Sunday, July 28, 2002
Sunshine was introduced as a runt, when I bought him at the feed store, and dropped in to a brown paper sack with the other chicks. He was certainly the smallest of the four chicks, and the only one that was classically chick-like; downy, butter yellow and round. Alex was immediately smitten and he was the one to christen the chick 'Sunshine.'
Sunshine was at the end of the pecking order, and always lagged behind in the quest for bugs and seeds. Daily we watched the subtle changes and progress that each chick made. Luna soon developed her white spots, and lost the one white 'moon' on her bottom. Gracie's wild and wispy feathers became more tempered, but no less colorful. Rosie grew and matured, but she was soon passed up by our 'runt.' And then it was clear that even Gracie would lose her standing as biggest chicken. Sunshine was outgrowing them all, and acquiring some unique characteristics. Sunshine was getting bossy, and walking with more assertion than before. All the chickens had lost their 'cheep, cheep, cheep,' but only Sunshine's 'cluck' was rusty and raspy.

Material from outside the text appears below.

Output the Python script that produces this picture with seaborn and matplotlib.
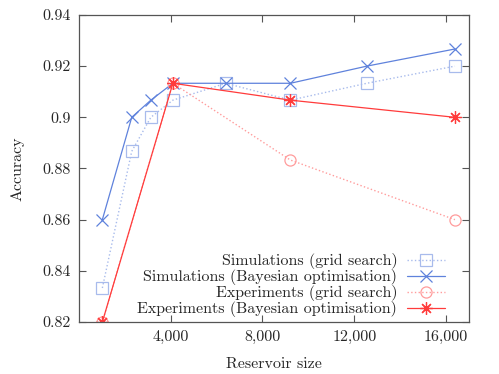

The boys make daily accounts of their chicken's activities and developments. They hug them and pet them, and collect pincher bugs for their chickens to devour. Many evenings we hang out by the coop, watching the sun set, counting blossoms on the guava bushes and observing the roost time routines of the 'Chicas.' We hoola hoop, and pull weeds. We feed the rabbits and watch for the first star, the brightest planet. Then the coyotes whine and sing in the valley below, and the bats begin to flit and dart, so we close the coop for the night.
The very same day that Luna produced her egg, Sunshine assumed a new trait; he became territorial and huffy. I warned the boys, "He needs reminding that you are higher in rank than he is. Pat him on the head if he gets too pushy." Alex can still hold him, sometimes, and we still coo at all of them and pamper them, but all of our affection is lost on Sunshine. He is becoming more and more cantankerous and belligerent. He postures and threatens and pursues. He pecks at unarmed toes, and has begun to jump, spurs extended.
I suppose it is quite plain that Sunshine feels his duty very deeply, but I feel mine too. I can't keep an 'attack bird' on the premises, and so far we haven't persuaded the rooster that he 'needs to take his attitude down a few notches.' Nacho and Victor say, "He's dinner now. That'll teach him!" William wants to keep him confined to the coop, and Alex wants us to "try everything we can, but please don't get rid of Sunshine. He's my favorite." Oh dear. We are face to face with emotional farmer decisions.
Unless there is a method for taming our wily Sunshine, we may have to trade him in; find him a new home. We'll find him a Rooster Retirement Ranch, with plenty of fresh air, running water, great mash and spry hens. Some place where a cock can be a cock.